Improved magnetic and electrical properties of transition metal doped nickel spinel ferrite nanoparticles for prospective applications

Abstract

Mn2+ and Cr3+ co-doped nickel ferrite nanoparticles are synthesized via cost effective and eco-friendly chemical co-precipitation method. The work reports sequentially the influence of dopants on the structural, electrical and magnetic properties of nickel ferrite for potential applications. The inverse spinel structure with face centered cubic structure is confirmed using X-ray diffraction analysis. The lattice constants increased because of larger size of metal ions as compared to that of iron ions. The crystallite size calculated using Sherer formula from XRD pattern are in the range of 17–31 nm.
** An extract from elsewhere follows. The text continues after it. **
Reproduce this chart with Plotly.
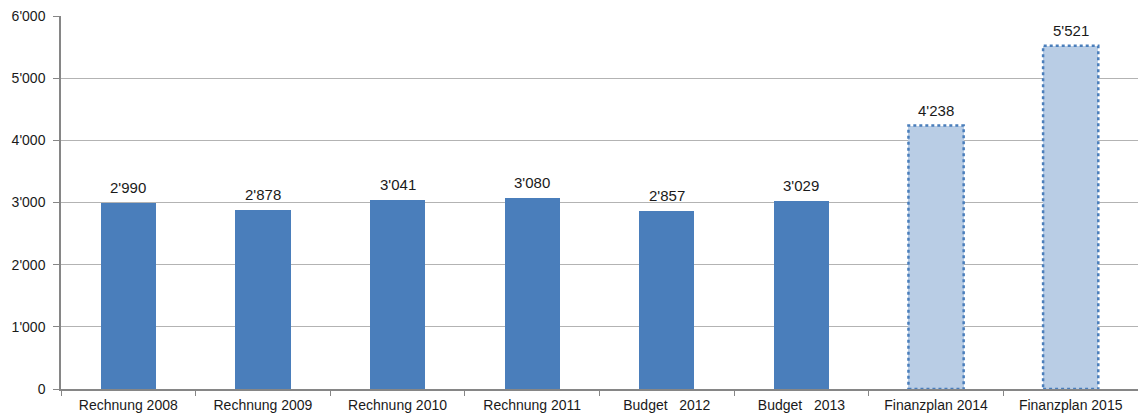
import plotly.graph_objects as go

categories = ["Rechnung 2008", "Rechnung 2009", "Rechnung 2010", "Rechnung 2011",
              "Budget\u00a0\u00a0 2012", "Budget\u00a0\u00a0 2013", "Finanzplan 2014", "Finanzplan 2015"]
values = [2990, 2878, 3041, 3080, 2857, 3029, 4238, 5521]
is_plan = [False, False, False, False, False, False, True, True]
y_ticks = [0, 1000, 2000, 3000, 4000, 5000, 6000]

DARK = "#4a7ebb"
LIGHT = "#b9cde5"
FONT = "Liberation Sans, Arial, sans-serif"
BAR_W = 0.41

fig = go.Figure()
fig.add_trace(go.Bar(
    x=categories, y=values, width=BAR_W,
    marker=dict(color=[LIGHT if p else DARK for p in is_plan], line=dict(width=0)),
    hoverinfo="x+y",
))

# dotted outlines for planned bars
for i, (v, p) in enumerate(zip(values, is_plan)):
    if p:
        fig.add_shape(type="rect", xref="x", yref="y",
                      x0=i - BAR_W / 2, x1=i + BAR_W / 2, y0=0, y1=v,
                      line=dict(color=DARK, width=2.5, dash="dot"))

for c, v in zip(categories, values):
    fig.add_annotation(x=c, y=v, text=f"{v:,}".replace(",", "'"), showarrow=False,
                       yanchor="bottom", yshift=5, font=dict(size=15, color="#1a1a1a", family=FONT))

fig.update_layout(
    width=1138, height=414,
    margin=dict(l=61, r=0, t=16, b=25),
    paper_bgcolor="white", plot_bgcolor="white",
    separators=".'",
    showlegend=False,
    font=dict(family=FONT, size=14, color="#1a1a1a"),
    bargap=0,
)
fig.update_xaxes(
    type="category", showline=True, linecolor="#868686", linewidth=1.5,
    ticks="outside", tickson="boundaries", ticklen=5, tickcolor="#868686",
    showgrid=False, tickfont=dict(size=14, color="#1a1a1a"),
    ticklabelstandoff=2,
    range=[-0.5, len(categories) - 0.5],
)
fig.update_yaxes(
    range=[0, 6000], tickvals=y_ticks, tickformat=",",
    showline=True, linecolor="#868686", linewidth=1.5,
    ticks="outside", ticklen=6, tickcolor="#868686",
    showgrid=True, gridcolor="#b3b3b3", gridwidth=1,
    zeroline=False, tickfont=dict(size=14, color="#1a1a1a"),
    ticklabelstandoff=5,
)

fig.write_html("out.html")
The morphology of doped samples changed slightly as confirmed from scanning electron microscopy (SEM). The parameters like dielectric constant, dielectric loss, alternating current conduction and impedance show normal behavior of ferrite in the range of 1 MHz–3 GHz. The dielectric constant (3.01), dielectric loss (0.09) and alternating current conduction (0.80 × 10−2 Ω−1 cm−1) of co-doped nickel ferrite exhibited lower values at dopant content of x,y = 0.2 and then starts to increase while the impedance showed reverse trend. The magnetic measurements showed enhanced saturation magnetization (24.5 emu/g) and decrease in coercivity up to 30.3 Oe with changing dopants concentration. The x, y = 0.1, and 0.2 composition exhibited optimum values of dielectric constant, dielectric loss, alternating current conduction and coercivity while high values of electrical impedance and saturation magnetization. Therefore, the synthesized material with nominal composition Ni0.9Mn0.1Fe1.9Cr0.1O4 and Ni0.8Mn0.2Fe1.8Cr0.2O4 can be successfully used for applications in magnetic devices, microwave frequency devices and transformer cores.